12. The system of claim 11 wherein said objectivity classifier comprises at least one of: an explicit feature driven objectivity classifier and an implicit objectivity classifier.

13. The system of claim 11 wherein said objectivity classifier comprises an embedding layer, an encoder and a multilayer perceptron classifier.

14. The system of claim 10 wherein said executable instructions further: curate a data set composed of said claim among a plurality of claims from multiple domains.

15. The system of claim 10 wherein said claim is classified as being of public interest or not via a public interestedness classifier comprising an explicit feature driven public interestedness classifier.

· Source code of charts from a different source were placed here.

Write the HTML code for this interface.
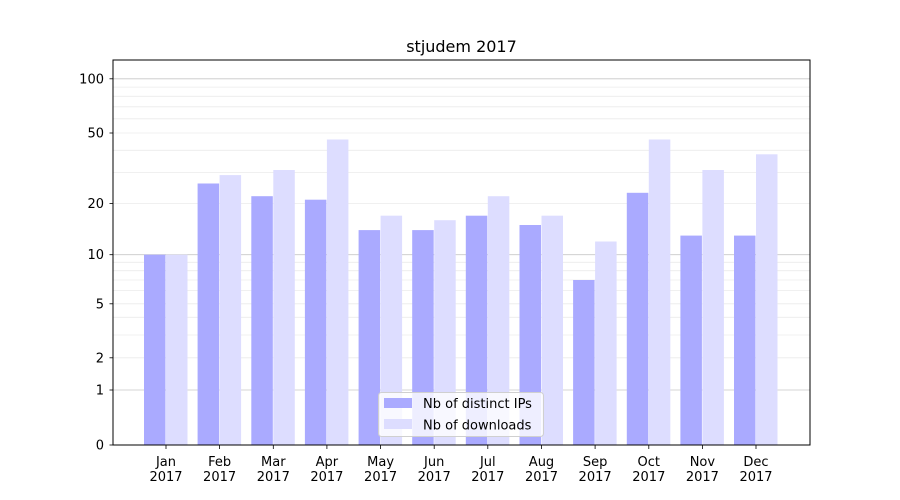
<!DOCTYPE html>
<html><head><style>body{margin:0;background:#fff}svg{display:block;font-family:"DejaVu Sans","Liberation Sans",sans-serif}</style></head><body>
<svg width="900" height="500" xmlns="http://www.w3.org/2000/svg">
<rect width="900" height="500" fill="#fff"/>
<g stroke="#ebebeb" stroke-width="0.8">
<line x1="113" x2="810" y1="335" y2="335"/><line x1="113" x2="810" y1="317.3" y2="317.3"/><line x1="113" x2="810" y1="303.8" y2="303.8"/><line x1="113" x2="810" y1="290.6" y2="290.6"/><line x1="113" x2="810" y1="280" y2="280"/><line x1="113" x2="810" y1="270.7" y2="270.7"/><line x1="113" x2="810" y1="262.3" y2="262.3"/><line x1="113" x2="810" y1="357.8" y2="357.8"/>
<line x1="113" x2="810" y1="203.4" y2="203.4"/><line x1="113" x2="810" y1="172.5" y2="172.5"/><line x1="113" x2="810" y1="150.3" y2="150.3"/><line x1="113" x2="810" y1="133" y2="133"/><line x1="113" x2="810" y1="118.8" y2="118.8"/><line x1="113" x2="810" y1="106.8" y2="106.8"/><line x1="113" x2="810" y1="96.3" y2="96.3"/><line x1="113" x2="810" y1="87.1" y2="87.1"/>
</g>
<g stroke="#c8c8c8" stroke-width="0.8">
<line x1="113" x2="810" y1="390" y2="390"/><line x1="113" x2="810" y1="254.7" y2="254.7"/><line x1="113" x2="810" y1="78.8" y2="78.8"/>
</g>
<g fill="#aaaaff">
<rect x="144" y="254.7" width="21.5" height="190.3"/>
<rect x="197.6" y="183.5" width="21.5" height="261.5"/>
<rect x="251.3" y="196.2" width="21.5" height="248.8"/>
<rect x="304.9" y="199.7" width="21.5" height="245.3"/>
<rect x="358.6" y="230.1" width="21.5" height="214.9"/>
<rect x="412.2" y="230.1" width="21.5" height="214.9"/>
<rect x="465.8" y="215.7" width="21.5" height="229.3"/>
<rect x="519.5" y="225" width="21.5" height="220"/>
<rect x="573.1" y="280" width="21.5" height="165"/>
<rect x="626.8" y="192.8" width="21.5" height="252.2"/>
<rect x="680.4" y="235.6" width="21.5" height="209.4"/>
<rect x="734" y="235.6" width="21.5" height="209.4"/>
</g>
<g fill="#ddddff">
<rect x="166" y="254.7" width="21.5" height="190.3"/>
<rect x="219.6" y="175.1" width="21.5" height="269.9"/>
<rect x="273.3" y="170" width="21.5" height="275"/>
<rect x="326.9" y="139.5" width="21.5" height="305.5"/>
<rect x="380.6" y="215.7" width="21.5" height="229.3"/>
<rect x="434.2" y="220.2" width="21.5" height="224.8"/>
<rect x="487.8" y="196.2" width="21.5" height="248.8"/>
<rect x="541.5" y="215.7" width="21.5" height="229.3"/>
<rect x="595.1" y="241.5" width="21.5" height="203.5"/>
<rect x="648.8" y="139.5" width="21.5" height="305.5"/>
<rect x="702.4" y="170" width="21.5" height="275"/>
<rect x="756" y="154.3" width="21.5" height="290.7"/>
</g>
<rect x="113" y="60" width="697" height="385" fill="none" stroke="#000" stroke-width="1"/>
<g stroke="#000" stroke-width="0.8">
<line x1="109.5" x2="113" y1="445" y2="445"/><line x1="109.5" x2="113" y1="390" y2="390"/><line x1="109.5" x2="113" y1="357.8" y2="357.8"/><line x1="109.5" x2="113" y1="303.8" y2="303.8"/><line x1="109.5" x2="113" y1="254.7" y2="254.7"/><line x1="109.5" x2="113" y1="203.4" y2="203.4"/><line x1="109.5" x2="113" y1="133" y2="133"/><line x1="109.5" x2="113" y1="78.8" y2="78.8"/>
<line x1="166" x2="166" y1="445" y2="449"/><line x1="219.6" x2="219.6" y1="445" y2="449"/><line x1="273.3" x2="273.3" y1="445" y2="449"/><line x1="326.9" x2="326.9" y1="445" y2="449"/><line x1="380.6" x2="380.6" y1="445" y2="449"/><line x1="434.2" x2="434.2" y1="445" y2="449"/><line x1="487.8" x2="487.8" y1="445" y2="449"/><line x1="541.5" x2="541.5" y1="445" y2="449"/><line x1="595.1" x2="595.1" y1="445" y2="449"/><line x1="648.8" x2="648.8" y1="445" y2="449"/><line x1="702.4" x2="702.4" y1="445" y2="449"/><line x1="756" x2="756" y1="445" y2="449"/>
</g>
<g font-size="13" text-anchor="end" fill="#000">
<text x="104" y="449.5">0</text><text x="104" y="394.5">1</text><text x="104" y="362.5">2</text><text x="104" y="308.5">5</text><text x="104" y="259">10</text><text x="104" y="208">20</text><text x="104" y="137.5">50</text><text x="104" y="83.5">100</text>
</g>
<g font-size="13" text-anchor="middle" fill="#000">
<text x="166" y="466">Jan</text><text x="166" y="481">2017</text>
<text x="219.6" y="466">Feb</text><text x="219.6" y="481">2017</text>
<text x="273.3" y="466">Mar</text><text x="273.3" y="481">2017</text>
<text x="326.9" y="466">Apr</text><text x="326.9" y="481">2017</text>
<text x="380.6" y="466">May</text><text x="380.6" y="481">2017</text>
<text x="434.2" y="466">Jun</text><text x="434.2" y="481">2017</text>
<text x="487.8" y="466">Jul</text><text x="487.8" y="481">2017</text>
<text x="541.5" y="466">Aug</text><text x="541.5" y="481">2017</text>
<text x="595.1" y="466">Sep</text><text x="595.1" y="481">2017</text>
<text x="648.8" y="466">Oct</text><text x="648.8" y="481">2017</text>
<text x="702.4" y="466">Nov</text><text x="702.4" y="481">2017</text>
<text x="756" y="466">Dec</text><text x="756" y="481">2017</text>
<text x="461.5" y="52" font-size="16">stjudem 2017</text>
</g>
<rect x="378.5" y="392.5" width="165" height="44" rx="3" fill="#fff" fill-opacity="0.8" stroke="#d0d0d0"/>
<rect x="384" y="398" width="28" height="10" fill="#aaaaff"/>
<rect x="384" y="419" width="28" height="10" fill="#ddddff"/>
<g font-size="13" fill="#000"><text x="423" y="408">Nb of distinct IPs</text><text x="423" y="429.5">Nb of downloads</text></g>
</svg>
</body></html>
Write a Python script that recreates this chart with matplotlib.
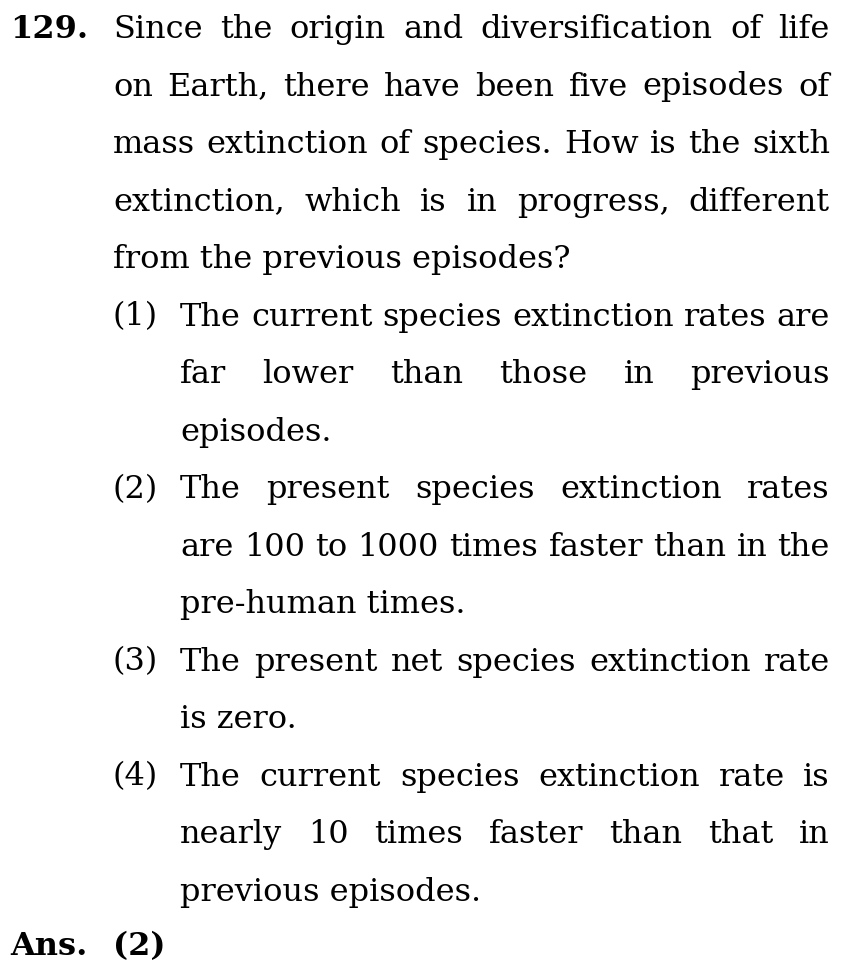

16. The system of claim 10 wherein said executable instructions further: express said claim as a textual representation.

17. The system of claim 10 wherein said claim is classified as being of public interest or not via a public interestedness classifier comprising an implicit featureless classifier using a neural sentence representation.

18. A computer program product for automatically selecting a claim for fact checking by a processor, the computer program product comprising a non-transitory computer-readable storage medium having computer-readable program code portions stored therein, the computer-readable program code portions comprising:

an executable portion that in a first stage, classifies a claim as objective or subjective;

an executable portion that in a second stage, classifies said claim as being of public interest or not, if said claim was classified as objective in said first stage; and

an executable portion that selects said claim for fact checking if said claim is classified as both objective in said first stage and of public interest in said second stage.

19. The computer program product of claim 18 wherein said claim is classified as objective or subjective utilizing an objectivity classifier comprising at least one of: an explicit feature driven objectivity classifier and an implicit objectivity classifier.

20. The computer program product of claim 18 wherein said objectivity classifier comprises an embedding layer, an encoder and a multilayer perceptron classifier.